▶ **RECORDED DATA**

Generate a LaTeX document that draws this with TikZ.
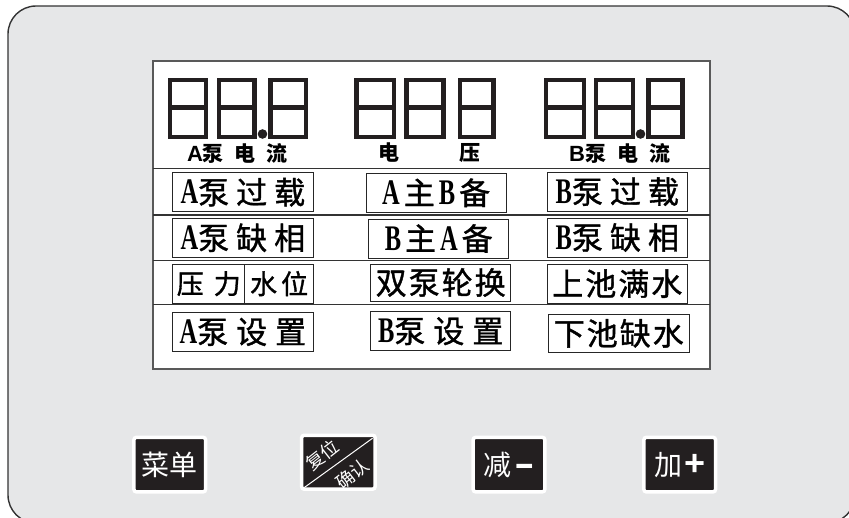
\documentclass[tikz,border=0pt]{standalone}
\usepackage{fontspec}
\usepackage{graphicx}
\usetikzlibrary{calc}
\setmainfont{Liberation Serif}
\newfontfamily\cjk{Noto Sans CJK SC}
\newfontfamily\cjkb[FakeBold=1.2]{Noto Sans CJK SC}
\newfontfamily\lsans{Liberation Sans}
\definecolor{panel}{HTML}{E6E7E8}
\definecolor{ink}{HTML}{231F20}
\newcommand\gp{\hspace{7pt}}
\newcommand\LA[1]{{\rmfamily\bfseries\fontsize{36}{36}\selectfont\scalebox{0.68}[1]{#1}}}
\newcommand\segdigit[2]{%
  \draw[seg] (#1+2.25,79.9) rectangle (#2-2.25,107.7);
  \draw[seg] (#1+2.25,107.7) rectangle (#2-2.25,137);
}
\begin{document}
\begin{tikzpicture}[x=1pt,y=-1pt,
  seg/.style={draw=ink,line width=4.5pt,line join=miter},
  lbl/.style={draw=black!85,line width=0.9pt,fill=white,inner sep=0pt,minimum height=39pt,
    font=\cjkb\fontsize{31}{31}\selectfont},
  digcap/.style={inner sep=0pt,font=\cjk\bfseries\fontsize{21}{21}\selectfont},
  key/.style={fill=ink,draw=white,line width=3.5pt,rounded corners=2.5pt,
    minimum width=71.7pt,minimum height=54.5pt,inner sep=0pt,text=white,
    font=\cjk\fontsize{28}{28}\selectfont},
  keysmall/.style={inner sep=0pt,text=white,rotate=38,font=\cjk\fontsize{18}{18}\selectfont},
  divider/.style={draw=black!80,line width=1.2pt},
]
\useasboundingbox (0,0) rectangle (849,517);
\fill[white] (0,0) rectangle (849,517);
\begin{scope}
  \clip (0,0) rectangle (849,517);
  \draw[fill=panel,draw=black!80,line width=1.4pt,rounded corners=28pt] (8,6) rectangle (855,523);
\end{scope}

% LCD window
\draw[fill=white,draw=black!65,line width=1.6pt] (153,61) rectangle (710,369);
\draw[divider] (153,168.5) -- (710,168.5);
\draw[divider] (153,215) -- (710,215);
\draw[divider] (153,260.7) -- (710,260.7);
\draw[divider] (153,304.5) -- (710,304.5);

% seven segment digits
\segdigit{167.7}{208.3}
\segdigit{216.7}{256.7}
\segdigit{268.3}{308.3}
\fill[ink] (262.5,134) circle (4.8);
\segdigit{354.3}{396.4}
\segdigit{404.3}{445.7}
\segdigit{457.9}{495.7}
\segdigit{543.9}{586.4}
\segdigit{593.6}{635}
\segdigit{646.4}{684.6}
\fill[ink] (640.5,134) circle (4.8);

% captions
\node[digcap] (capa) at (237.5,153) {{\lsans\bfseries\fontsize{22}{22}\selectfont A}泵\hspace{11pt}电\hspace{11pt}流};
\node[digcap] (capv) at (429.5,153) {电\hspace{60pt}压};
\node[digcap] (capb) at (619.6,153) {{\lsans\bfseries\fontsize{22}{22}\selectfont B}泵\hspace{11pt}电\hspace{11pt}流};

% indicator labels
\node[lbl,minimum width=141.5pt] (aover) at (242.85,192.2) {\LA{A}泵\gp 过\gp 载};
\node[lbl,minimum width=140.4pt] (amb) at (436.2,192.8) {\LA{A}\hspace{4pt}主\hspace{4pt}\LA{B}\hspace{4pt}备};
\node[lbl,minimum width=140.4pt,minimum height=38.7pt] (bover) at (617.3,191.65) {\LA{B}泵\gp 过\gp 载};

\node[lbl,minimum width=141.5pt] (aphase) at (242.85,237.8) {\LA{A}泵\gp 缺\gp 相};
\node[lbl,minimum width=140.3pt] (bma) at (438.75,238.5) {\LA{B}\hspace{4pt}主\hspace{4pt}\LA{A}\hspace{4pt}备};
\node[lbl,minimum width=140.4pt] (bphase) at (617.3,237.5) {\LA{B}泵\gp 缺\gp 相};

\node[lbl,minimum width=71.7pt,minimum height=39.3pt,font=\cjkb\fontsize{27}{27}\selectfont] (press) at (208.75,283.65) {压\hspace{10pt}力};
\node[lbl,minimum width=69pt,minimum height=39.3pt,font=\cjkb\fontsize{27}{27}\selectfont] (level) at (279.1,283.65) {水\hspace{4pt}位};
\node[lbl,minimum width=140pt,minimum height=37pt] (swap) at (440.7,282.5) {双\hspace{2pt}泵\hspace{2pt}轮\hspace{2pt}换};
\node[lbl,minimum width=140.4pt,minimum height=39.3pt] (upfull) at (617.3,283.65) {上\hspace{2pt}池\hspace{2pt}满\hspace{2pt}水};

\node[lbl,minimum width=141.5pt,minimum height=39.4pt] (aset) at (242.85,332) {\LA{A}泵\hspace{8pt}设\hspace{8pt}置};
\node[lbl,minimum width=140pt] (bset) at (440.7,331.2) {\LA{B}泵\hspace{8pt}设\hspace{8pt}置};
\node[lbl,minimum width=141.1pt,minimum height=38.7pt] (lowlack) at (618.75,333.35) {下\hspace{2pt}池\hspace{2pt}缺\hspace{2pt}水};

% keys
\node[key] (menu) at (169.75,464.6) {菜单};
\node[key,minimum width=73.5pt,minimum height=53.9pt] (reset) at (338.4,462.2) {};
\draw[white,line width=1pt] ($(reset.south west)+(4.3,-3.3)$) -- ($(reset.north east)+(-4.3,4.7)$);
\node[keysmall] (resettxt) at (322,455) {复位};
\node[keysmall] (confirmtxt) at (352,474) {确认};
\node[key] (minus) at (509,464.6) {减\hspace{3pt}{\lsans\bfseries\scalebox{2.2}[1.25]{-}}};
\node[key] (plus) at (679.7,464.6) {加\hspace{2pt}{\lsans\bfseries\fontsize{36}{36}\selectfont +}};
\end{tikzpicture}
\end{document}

▶ **WHAT YOU WILL DO**
Restate each line from the start of the listing through the line bearing "(640.5,134) circle (4.8);" word for word. Drop the pictures.

▶ **FINAL ANSWER**
Generate a LaTeX document that draws this with TikZ.
\documentclass[tikz,border=0pt]{standalone}
\usepackage{fontspec}
\usepackage{graphicx}
\usetikzlibrary{calc}
\setmainfont{Liberation Serif}
\newfontfamily\cjk{Noto Sans CJK SC}
\newfontfamily\cjkb[FakeBold=1.2]{Noto Sans CJK SC}
\newfontfamily\lsans{Liberation Sans}
\definecolor{panel}{HTML}{E6E7E8}
\definecolor{ink}{HTML}{231F20}
\newcommand\gp{\hspace{7pt}}
\newcommand\LA[1]{{\rmfamily\bfseries\fontsize{36}{36}\selectfont\scalebox{0.68}[1]{#1}}}
\newcommand\segdigit[2]{%
  \draw[seg] (#1+2.25,79.9) rectangle (#2-2.25,107.7);
  \draw[seg] (#1+2.25,107.7) rectangle (#2-2.25,137);
}
\begin{document}
\begin{tikzpicture}[x=1pt,y=-1pt,
  seg/.style={draw=ink,line width=4.5pt,line join=miter},
  lbl/.style={draw=black!85,line width=0.9pt,fill=white,inner sep=0pt,minimum height=39pt,
    font=\cjkb\fontsize{31}{31}\selectfont},
  digcap/.style={inner sep=0pt,font=\cjk\bfseries\fontsize{21}{21}\selectfont},
  key/.style={fill=ink,draw=white,line width=3.5pt,rounded corners=2.5pt,
    minimum width=71.7pt,minimum height=54.5pt,inner sep=0pt,text=white,
    font=\cjk\fontsize{28}{28}\selectfont},
  keysmall/.style={inner sep=0pt,text=white,rotate=38,font=\cjk\fontsize{18}{18}\selectfont},
  divider/.style={draw=black!80,line width=1.2pt},
]
\useasboundingbox (0,0) rectangle (849,517);
\fill[white] (0,0) rectangle (849,517);
\begin{scope}
  \clip (0,0) rectangle (849,517);
  \draw[fill=panel,draw=black!80,line width=1.4pt,rounded corners=28pt] (8,6) rectangle (855,523);
\end{scope}

% LCD window
\draw[fill=white,draw=black!65,line width=1.6pt] (153,61) rectangle (710,369);
\draw[divider] (153,168.5) -- (710,168.5);
\draw[divider] (153,215) -- (710,215);
\draw[divider] (153,260.7) -- (710,260.7);
\draw[divider] (153,304.5) -- (710,304.5);

% seven segment digits
\segdigit{167.7}{208.3}
\segdigit{216.7}{256.7}
\segdigit{268.3}{308.3}
\fill[ink] (262.5,134) circle (4.8);
\segdigit{354.3}{396.4}
\segdigit{404.3}{445.7}
\segdigit{457.9}{495.7}
\segdigit{543.9}{586.4}
\segdigit{593.6}{635}
\segdigit{646.4}{684.6}
\fill[ink] (640.5,134) circle (4.8);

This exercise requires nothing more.